MBA jobs in a technology industry – the female experience

  • Female MBA graduates showed less desire to enter a technology industry in their first MBA jobs – 18% of women compared to 24% of men.
  • Women are much more likely to join a technology industry firm at an entry-level business role in their first MBA jobs – 55% of women compared to 39% of men. This contributes to the gender gap in terms of pay.
  • Female MBA graduates who do enter a technology industry are more likely to leave these industries thereafter – 53% compared to 31% of men. One in five women cited a personal reason (such as a need for a better work-life balance) as opposed to pursuing a better opportunity in explaining their decision to leave.  
  • A continuing predominance of men in tech industries seems to be reinforcing a lack of belonging among women who do join tech industries. Only 27% of female MBA graduates said they felt similar to most of their work colleagues, whereas in other industries this number is almost twice as high, at 49%.
  • Women taking MBA jobs in a technology industry are less ambitious than their male counterparts in their overtly stated goals – 84% of female graduates aspired to c-suite positions, as opposed to 97% of men.

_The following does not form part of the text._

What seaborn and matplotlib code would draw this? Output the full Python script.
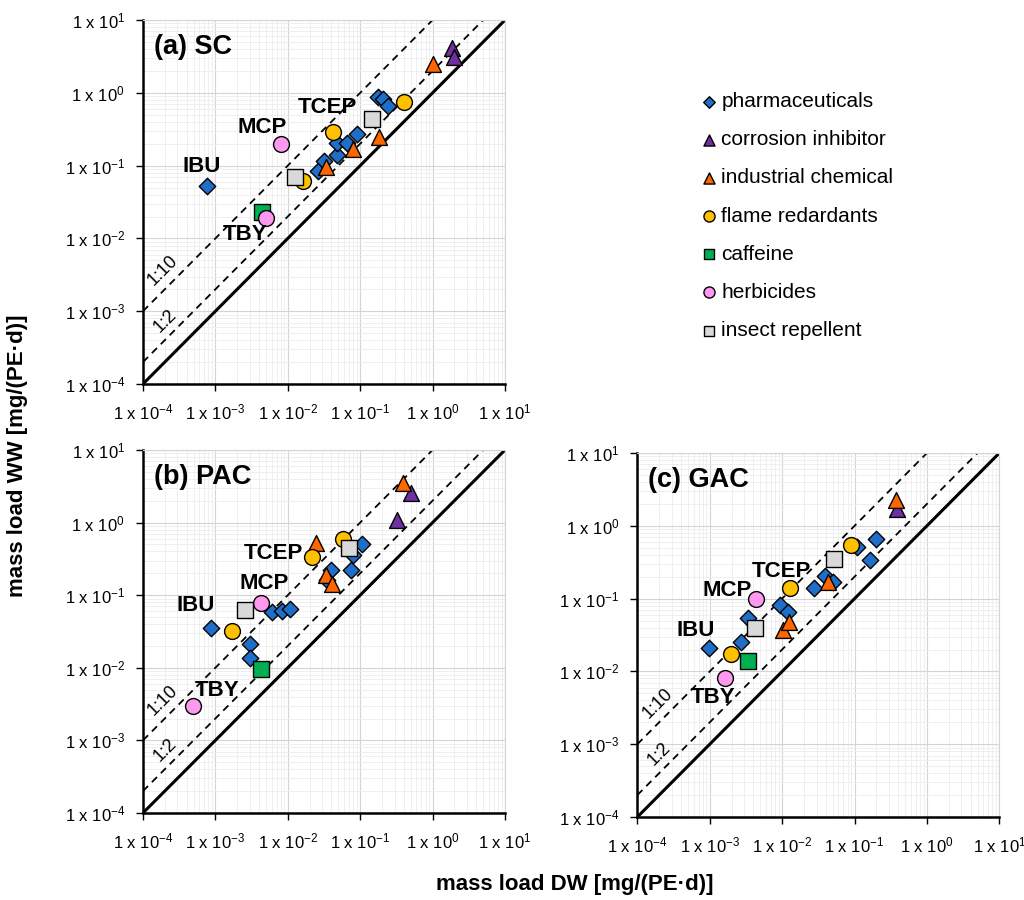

‘Call to action’ for those hiring MBA graduates

The study is designed to strike fear into the hearts of any technology industry employers who believe they already pay due attention to matters of gender equality in their MBA recruiting – it calls the findings a ‘call to action’ and lays out employer recommendations.

However, it isn’t just about a lingering gender gap – another finding, that more than 50% of both men and women who join these industries only to leave further down the line are being lured away by better opportunities elsewhere, highlights the overriding problem of what is referred to as a “leaky pipeline”.

Fortune concentrated on tech industries’ failure to attract and retain female talent in light of their anticipated growth in the near future, quoting the study author’s belief that their poor reputation for gender diversity was well deserved. 

The Guardian, meanwhile, picked up on the gender gap in ambition in a week when one of the few female CEOs of a FTSE 100 firm, Royal Mail’s Moya Greene, had voiced this precise concern: “To be a CEO it’s really hard work and you really have to want to do it. For women, even in 2014, that can be a problem,” she said.